Performance: SADG achieved State-of-the-Art (SOTA) results across all datasets and tasks.
- On the challenging MP3DObject (real scans), it significantly outperformed the previous best (DG-PIC) and vanilla Mamba ICL. For example, in Reconstruction, it reduced Chamfer Distance (CD) from 8.28 (Vanilla Mamba) to 3.55.
- It consistently outperformed Transformer-based baselines (Point-MAE, DG-PIC) and other DG methods (PointMixup, PointCutMix).
Efficiency: SADG is more efficient than Transformer-based DG-PIC.
- Inference Time: 0.75s vs. 0.94s (DG-PIC).
- Parameters: 18.87M vs. 27.57M.
- FLOPs: 14.89G vs. 21.07G.
Ablation Studies:
- Removing SAS (using Z-order or Hilbert curves) caused performance to drop significantly, confirming the necessity of structure-aware ordering.
- Removing HDM or SGA led to unstable cross-domain reasoning and higher error rates.
Qualitative Analysis: Visualizations showed that SADG preserves thin structures, recovers missing surfaces better, and maintains smoother boundaries compared to baselines, which often produced fragmented or topologically broken outputs.

5. Significance

This paper represents a significant step forward in 3D computer vision by bridging the gap between efficient sequence modeling (Mamba) and robust geometric understanding.

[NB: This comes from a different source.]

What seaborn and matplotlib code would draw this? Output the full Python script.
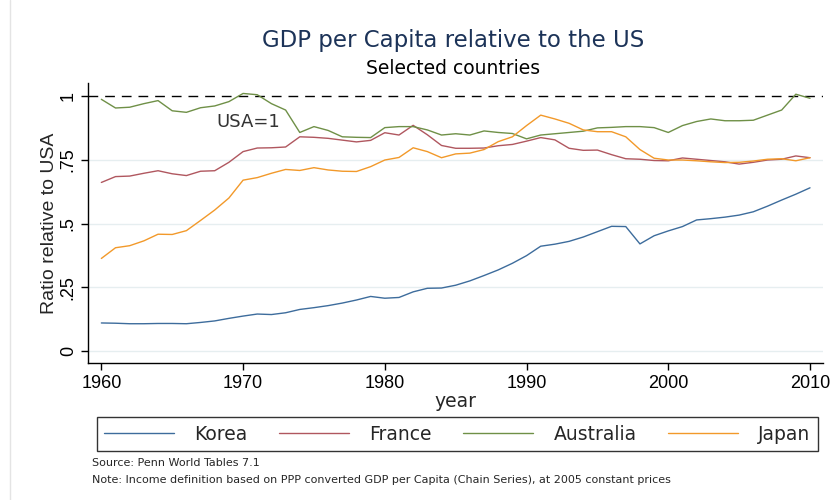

Theoretical Impact: It demonstrates that for point clouds, the order of tokens is as critical as the features themselves. By moving away from coordinate-dependent ordering to intrinsic geometric ordering, the authors enable Mamba to effectively model 3D structures.
Practical Impact: The ability to handle multiple tasks (reconstruction, denoising, registration) simultaneously with a single model that generalizes to unseen real-world sensors and conditions is crucial for robotics, autonomous driving, and AR/VR applications.
Resource Contribution: The release of MP3DObject provides a much-needed benchmark for evaluating "synthetic-to-real" generalization in complex, cluttered indoor environments, pushing the community toward more robust 3D perception systems.